Paris 68’i ve Gezi Parkı eylemleri

Fransa yazılarımda Fransa’daki gelişmeleri aktarmanın yanı sıra, elimden geldiğince Fransa’nın tarihi, sosyal, siyasal ve düşünsel birikimine dair ilgi çekici olabilecek şeyleri gündeme getiriyorum. Tabii geçen haftaki yazımda olduğu gibi, bazen de karşılıklı ilişkilere, Türkiye ve Fransa arasındaki etkileşime eğilme ihtiyacı duyuyorum. Bu tür bir ilişki zemini, Gezi Direnişi sürecinde de Fransız 68 ile pek çok kez kuruldu. Bu benzerliğin birçok açıdan zemini bulunuyordu. Ne de olsa Fransız ve Dünya 68’i birçok açıdan dünya mücadeleler tarihinde önemli izler bıraktı, bir isyan romantizmi ve öte yandan direniş güzellemesi olarak.

Fransa 68’i ile Gezi Direnişi öncesinde yine benzerlik kurmamı sağlayan bir konu, Emek sineması eylemleri ile yine Fransa’da 68 hareketini önceleyen ve önemli bir sinema kurumu olan Fransız Sinematek’inin iktidar tarafından keyfi şekilde efsane yönetici Henri Langlois’nın elinden alınmasına karşı yapılan eylemlerdi. Kızlı-erkekli aynı evlerde kalınmasına müdahale edilmesi, yurtlardaki baskılar da Fransız 68’inin itici güçlerinden olan kızlı, erkekli aynı yurtlarda kalınmasına izin verilmemesine gösterilen tepki ile bir benzerlik taşıyordu. Fransa’da kaldığım sürede kızlı-erkekli kaldığım yurtta da yurt yönetmeliğine baktığımda 68 sonrası değiştiğini, 69 yılında hazırlandığını görmüştüm.

Bu ilişkiyi bir kez daha hatırlamamı sağlayan ise 1968 hareketi ile benzerlikler kurulan bu foto sitesi oldu.

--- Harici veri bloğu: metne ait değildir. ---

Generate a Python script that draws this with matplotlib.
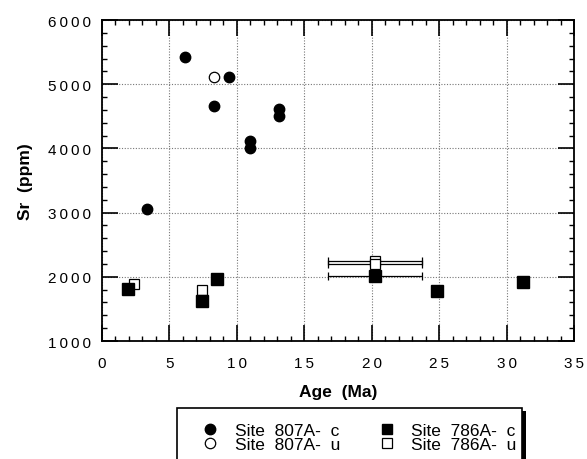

Yazıyı internetten okuyanların kolaylıkla ulaşacağı bu site bence toplumsal olayları ilişkilendirmenin yeri geldiğinde çok güzel sonuçlar doğurabileceğini gösteriyor ve 1968’le kurulan bu ilişkinin Fransızların da ilgisini çekeceğinden eminim: http://www.buzzfeed.com/ioanniskronos/20-similarities-between-gezipark13...

Siteye ulaşamayanlar ve İngilizce bilmeyenler için, “baskı”, “barikatlar”, “yakılan arabalar”, “çatışmalar”, “polise duyulan tepki”, “biber gazı kullanımı”, “basın orduları,” “polisin tutuklaması”, “polisle eylemcilerin yüz yüze gelmesi”, “kaçan kitleler”, “polise çiçek uzatılması”, “kadın ve erkeklerin kol kola girmesi”, “takılan maskeler”, “çok büyük kalabalıkların toplanması”, “polisin orantısız güç kullanması”, “duygusal anlar”, “polisin kendini kahraman sanması”, “insanların yaptıkları büyük fedakarlıklar”, “su tankları” ve “polis şiddetinin gazetecileri hedef alması” başlıklarında toplanan bu fotolar, gerçekten çok ilgi çekici. Fransa olsun, Türkiye olsun mücadelenin bazı doğruları var, mücadele eden insan güzelleşiyor, ve mücadele eden insana benzer baskılar uygulanıyor. İnsanlığın bu ortak birikimi bence her zaman karşılaştırılmayı hak ediyor.

Fransa’da 68 hareketi tabii yarattığı büyük dinamizme ve çok değerli birikime rağmen, hemen sonrasındaki seçimlerde Fransa, yine sağın zaferine sahne olmuştu. Ülkede oluşan devrimci atmosfer Komünist Parti ve çeşitli gençlik hareketleri düzeyinde önemli tartışmalara, karşılıklı suçlamalara sahne olmuş ve neden bu durumun değerlendirilemediği uzun tartışmalara yol açmıştı. Ülkemiz ile oldukça farklı dinamikleri olan bir ülkeyi bundan 45 yıl öncesinin ortamıyla karşılaştırmanın sınırları var. Yine de 68 hareketi nasıl önemli bir toplumsal, siyasal dinamik yarattıysa, Gezi ve Haziran Direnişi de ülkemizde bir dönüm noktası oldu. Bir arkadaşımın değişiyle, sonumuz benzemesin ve 68 hareketini belki de aşan bir dinamizmle ülkemizde toplumsal direncin, haklı direnişinin yeni etapları yaşansın ve sağ bir kez daha kazanmasın.